Le directeur du Groupe d’étude estime que la communauté internationale se montre complaisante vis-à-vis du Rwanda contribuant à l'aggravation de la crise. 

"Je pense qu'il faut plonger un peu dans l'histoire pour comprendre comment nous sommes arrivés ici. Je pense qu'il y a la complaisance de la communauté internationale vis-à-vis du Rwanda. Si on compare avec l'attaque de M23 première version 2012-2013 quand ils ont aussi pris Goma en 2012, les bailleurs des fonds déjà à trois ou quatre mois après le début de la rébellion avant la prise de Goma, avaient coupé 240 millions USD d'aide au Rwanda. Ce qui a eu un impact direct et le M23 n'a duré qu'un an et demi à cette époque-là", a indiqué Jason Stearns, chercheur et directeur du Groupe d'étude sur le Congo (GEC).

Cette fois-ci, Jason Stearns note une augmentation d’appui extérieur en faveur du Rwanda en dépit de son soutien avéré à la rébellion du M23.

"Aujourd'hui nous sommes dans la quatrième année de cette rébellion de M23 et l'aide envers le Rwanda n'a fait qu'accroître, il y a un gros accord avec l'Union européenne qui a été signé 900 millions USD d'investissement au Rwanda, il y a un soutien de l'Union européenne à l'armée rwandaise au Mozambique de l'ordre de 40 millions d'euros, la Grande-Bretagne a versé 360 millions USD pour un deal qui concerne les demandeurs d'asile en Grande-Bretagne etc. Et donc, c'est assez contraire à ce qui se passait en 2012 et 2013. Je pense que cela a contribué au fait que les rebelles avec le soutien de l'armée rwandaise qui est beaucoup plus grande qu'à l'époque de 2012-2013 a su avancer, progresser et contrôler", a-t-il illustré dans son intervention.

Enlisement des processus de paix

Les processus de paix engagés pour résoudre la crise ont aussi contribué à l'escalade de la violence.

"Il y avait deux processus: de Nairobi au niveau national et le processus de Luanda pour le niveau régional surtout pour les pourparlers entre le Rwanda et les congolais de la RDC. Le processus de Luanda était arrivé presque à un accord de paix d'ailleurs les délégations étaient parties à Luanda en décembre pour signer l'accord de paix, il y avait un concept opérationnel déjà sur la table pour que le gouvernement congolais attaque les FDLR et le gouvernement rwandais retire ses troupes.
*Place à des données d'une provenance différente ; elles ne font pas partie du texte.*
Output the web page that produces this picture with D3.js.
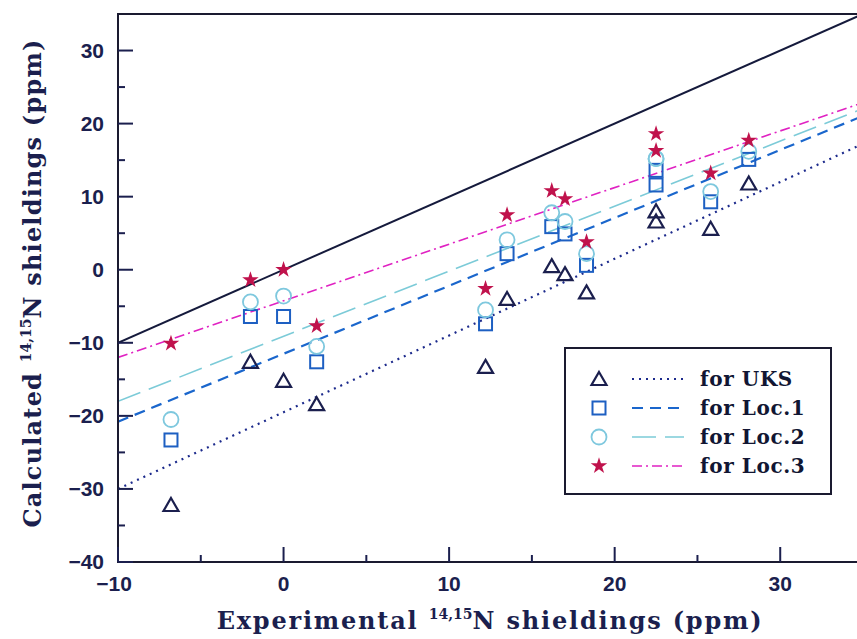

Le deal était presque prêt et puis tout est tombé dans l'eau, à la dernière minute le président Kagame avait refusé de signer ce deal, et très vite après l'escalade a commencé", a rappelé ce chercheur.

Exploitation de la transition américaine

Selon ce chercheur, le régime de Kigali, soutien numéro Un du M23 a profité des élections américaines pour faire avancer son mouvement sur terrain.

"Le pays qui était le plus critique envers le Rwanda, le plus critique en tout cas parmi les bailleurs des fonds, c'était les États-Unis d'Amérique qui avaient depuis 2022 dénoncé le soutien rwandais au M23. Le président Biden a perdu les élections aux USA et on se trouve jusque-là dans une période de transition aux États-Unis où il y a le nouveau pouvoir, il y a un certain vide, ça donne une opportunité, une fenêtre d'opportunités pour certains pays pour le cas précis pour le Rwanda", selon M. Stearns.

Il a poursuivi:

"Je pense que ça a contribué à cette escalade, ils ont envoyé des troupes pour prendre d'abord Ngungu, ils sont descendus à Minova pour ensuite prendre Sake et Goma, ils avancent vers le Sud donc pour vite terminer avec cela".

Les erreurs et faux pas du gouvernement

Par ailleurs, Jason Stearns a abordé les failles du côté du gouvernement à la base de l'escalade des violences.

"On évalue les troupes de M23 ensemble avec l'armée rwandaise à peu près à 10.000 à 12.000 hommes, ça peut être un peu moins un peu plus la moitié au moins de l'armée rwandaise. L'armée congolaise compte 120.000 hommes et l'armée congolaise à cause de ses faiblesses institutionnelles qui sont bien connues, la prolifération des chaînes de commandement, la corruption, a dû chercher des alliés donc ce n'est pas seulement les 120.000 hommes, il y a des burundais qui les ont rejoints sur les fronts", a-t-il souligné.

Il a poursuivi :

"Il y a une mission de la SADC surtout avec les Sud Africains mais aussi les Tanzaniens et Malawites qui sont là aussi sur le terrain et la Monusco qui a prêté main forte, il y a les miliciens wazalendo qui ont été inclus au sein de l'armée à travers la réserve de l'armée de la défense qui sont aussi là sur le terrain. Je pense c'est aux côtés militaires qu'il faut aussi voir les faiblesses, il y a des faux pas diplomatiques c'est sûr mais aussi côté militaire je pense qu'il y a beaucoup à refaire, il faut une vraie auto évaluation du gouvernement et de l'armée par rapport à ce qui n'a pas marché".

La prise de Goma par les forces M23-AFC-RDF aggrave la crise sécuritaire, humanitaire et économique dans la région. Les combats ont intensifié la détresse des populations locales, et Félix Tshisekedi a annoncé une riposte militaire pour récupérer les zones occupées.